Mas a adição de uma cruz no topo da cúpula imponente deixou a altura da igreja acima de sua contraparte italiana.
Crise
Enquanto a igreja era construída, no final dos anos 80, o país tinha caído em uma ruína econômica, que foi um resultado simultâneo de uma queda vertiginosa no preço do cacau e do café, alta nos preços do petróleo e má gestão de empresas estatais. Com isso, no meio da construção da basílica, a Costa do Marfim declarou-se falida.Ao mesmo tempo, as medidas de retomada do orçamento impostas pelo Fundo Monetário Internacional e do Banco Mundial cortaram os serviços básicos e subsídios agrícolas, reduzindo drasticamente o padrão de vida da maioria dos marfinenses, incluindo aqueles que viviam em fazendas no entorno da basílica.
Tudo isso deixou Houphouët-Boigny aberto a críticas severas pelo contraste entre a opulência da igreja e a decadência da paisagem em volta dela. Sua imagem pública ficou ainda mais prejudicada devido a um dos imensos vitrais coloridas da igreja, que o retratou ajoelhado diante de Jesus na sua entrada em Jerusalém.
Críticas e turismo
Anos mais tarde, um funcionário do Vaticano não identificado disse a revista Time que "o tamanho e a despesa do edifício em um país tão pobre o tornou um assunto delicado". Ainda assim, o Papa consagrou a Basílica em setembro de 1990, que foi a única vez que os milhares de assentos foram todos ocupados.

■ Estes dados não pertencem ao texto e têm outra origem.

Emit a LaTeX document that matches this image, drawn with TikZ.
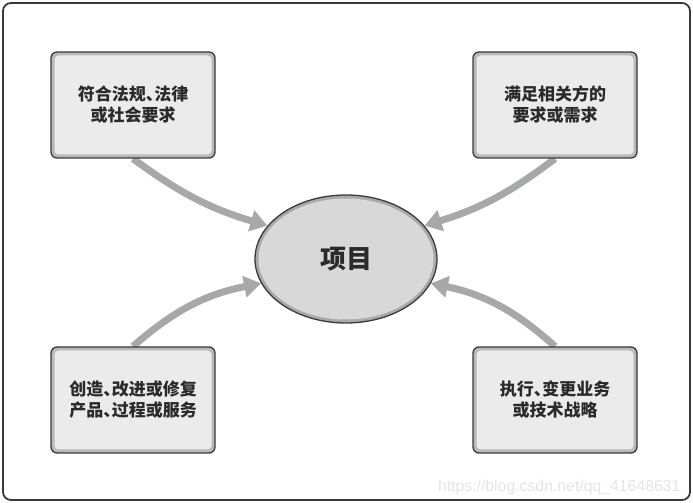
\documentclass[tikz,border=0pt]{standalone}
\usepackage{fontspec}
\newfontfamily\cjk{Noto Sans CJK SC}[RawFeature=+halt]
\newfontfamily\markfont{Liberation Sans}
\usetikzlibrary{shapes.geometric, arrows.meta, positioning, backgrounds}
\definecolor{edgecol}{HTML}{3A3A3A}
\definecolor{ringcol}{HTML}{B9B9B9}
\definecolor{boxcol}{HTML}{EBEBEB}
\definecolor{projring}{HTML}{A9A9A9}
\definecolor{projcol}{HTML}{D8D8D8}
\definecolor{flowcol}{HTML}{A7A8AA}
\definecolor{textcol}{HTML}{2A2A2A}
\definecolor{markcol}{HTML}{E4E4E4}

\begin{document}
\begin{tikzpicture}[x=1pt, y=1pt,
    every node/.style={font=\cjk\bfseries\fontsize{17}{21}\selectfont, align=center, text=textcol},
    box/.style={draw=edgecol, line width=1.3pt, fill=ringcol, rounded corners=6pt,
        minimum width=164pt, minimum height=106pt,
        path picture={\fill[boxcol, rounded corners=4pt]
            ([shift={(3.5pt,-3.5pt)}]path picture bounding box.north west) rectangle
            ([shift={(-3.5pt,3.5pt)}]path picture bounding box.south east);}},
    projshape/.style={ellipse, draw=edgecol, line width=1.3pt, fill=projring,
        minimum width=182pt, minimum height=128pt, inner sep=0pt,
        path picture={\fill[projcol] (path picture bounding box.center)
            ellipse [x radius=87.5pt, y radius=60.5pt];}},
    flow/.style={draw=flowcol, line width=7pt, -{Triangle[length=17pt, width=21pt]}}]
    \useasboundingbox (0,0) rectangle (693,503);
    \draw[edgecol, line width=1.8pt, rounded corners=8pt] (3,3) rectangle (690,500);

    \node (proj) [projshape] at (346,244) {\fontsize{26}{30}\selectfont 项目};
    \node (tl) [box] at (133,398) {符合法规、法律\\或社会要求};
    \node (tr) [box] at (555,398) {满足相关方的\\要求或需求};
    \node (bl) [box] at (133,103) {创造、改进或修复\\产品、过程或服务};
    \node (br) [box] at (555,103) {执行、变更业务\\或技术战略};

    \begin{scope}[on background layer]
        \draw [flow] (tl.south) to[bend right=10] (proj.157);
        \draw [flow] (tr.south) to[bend left=10] (proj.23);
        \draw [flow] (bl.north) to[bend left=15] (proj.-164);
        \draw [flow] (br.north) to[bend right=15] (proj.-16);
    \end{scope}

    \node (mark) [anchor=base east, font=\markfont\fontsize{15.8}{16}\selectfont, text=markcol]
        at (684,11) {https://blog.csdn.net/qq\_41648631};
\end{tikzpicture}
\end{document}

Desde então, a basílica tem sido pouco mais do que um destino turístico. Missas são realizadas semanalmente, mas são pouco frequentadas.
No final de 2002, quando o então presidente Laurent Gbagbo estava fora do país, os líderes militares descontentes encenaram um golpe que jogou o país em uma guerra civil sangrenta que durou dois anos. Nesse período, a basílica brevemente voltou para os holofotes, pois Yamoussoukro tornou-se o centro de uma zona da ONU imposta entre as forças rebeldes no norte do país e simpatizantes de Gbagbo, no sul, onde fica a maior cidade do país, Abidjan.
Os líderes políticos de ambos os lados, auxiliados pela mídia nacional, retrataram o conflito, em parte, como sendo entre um sul cristão e o norte muçulmano, com a basílica no meio. Porém, segundo Basset, na realidade, os dados demográficos nunca apoiaram a existência de tal divisão.